America’s neighborhoods, 45 years after the passage of the Equal Housing Act, remain segregated. In Milwaukee, our most segregated city, 81 percent of African-Americans would need to move in order for Wisconsin’s largest city to be perfectly integrated; in New York, our largest city, 79 percent would have to move.
Segregation remains in place in part because of prejudice and private sector discrimination, about which I will say more below. But it is also a legacy of Federal policy–a policy that is reviewed in the “This American Life” story, The Missionary. The Missionary was George Romney, who, as Richard Nixon’s HUD secretary, tried to reverse the awful legacy of American housing finance policy with respect to African-Americans. Nixon, being who he was, blocked Romney.
Because the radio story is thorough, I won’t rehash it here, but it is worth emphasizing two particularly nasty things. First, the term redlining arose from maps drawn by the Home Owners Loan Corporation. Colin Gordon of the University of Iowa used GIS to show what the redlining map of St. Louis in 1940 looked like:
The color scheme reflects desirability of neighborhoods for lending, as determined by the HOLC, where the red areas are deemed “hazardous.” You guessed it: the areas to the east, along the Mississippi, is where African-Americans lived. African-American neighborhoods were systematically denied credit.
At the same time the government kept money from flowing to neighborhoods where African-Americans lived, it was also making sure African-Americans were kept away from white neighborhoods. The FHA praised restrictive deed covenants as a mechanism for “stabilizing” neighborhoods.
Beyond the injustice of all of this, housing finance policy has had economic impact across generations. Dalton Conley has shown that the two leading predictors of whether a kid goes to college are: (1) how well educated her parents are and (2) how much home equity her parents have. As a consequence, even those these noxious policies have been repealed, they continue to have consequences.

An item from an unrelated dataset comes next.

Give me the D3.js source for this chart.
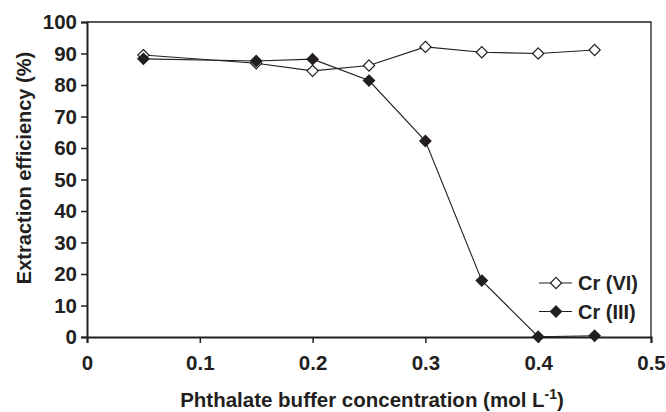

Amplifying previous government policy is the persistence of discrimination in housing. The estimable Marjorie Turner of the Urban Institute has shown that African Americans are about 17 percentage points less likely to be told about or shown housing than white Americans. To those who think that the continuation of segregation somehow reflects the preferences of African-Americans, you are wrong. African-Americans prefer to live in integrated neighborhoods, albeit with a strong African-American presence.
The legacy of government policy is a segregated society. Segregation matters, because so many opportunities are bound up in the services and networks provided by neighborhoods. Two policies might help alleviate the problem. First, the government should vigorously enforce the Fair Housing Act, and landlords and Realtors who consistently discriminate on the basis of race should be sent to jail (30 days should be enough to scare people). Second, as we go about reforming the housing finance system, we should remember that housing finance was systematically denied to a class of people; the new system should assure continued access to credit for this class.
Finally, we should celebrate gentrification, a phenomenon in which white people move into minority neighborhoods. But more on that another time.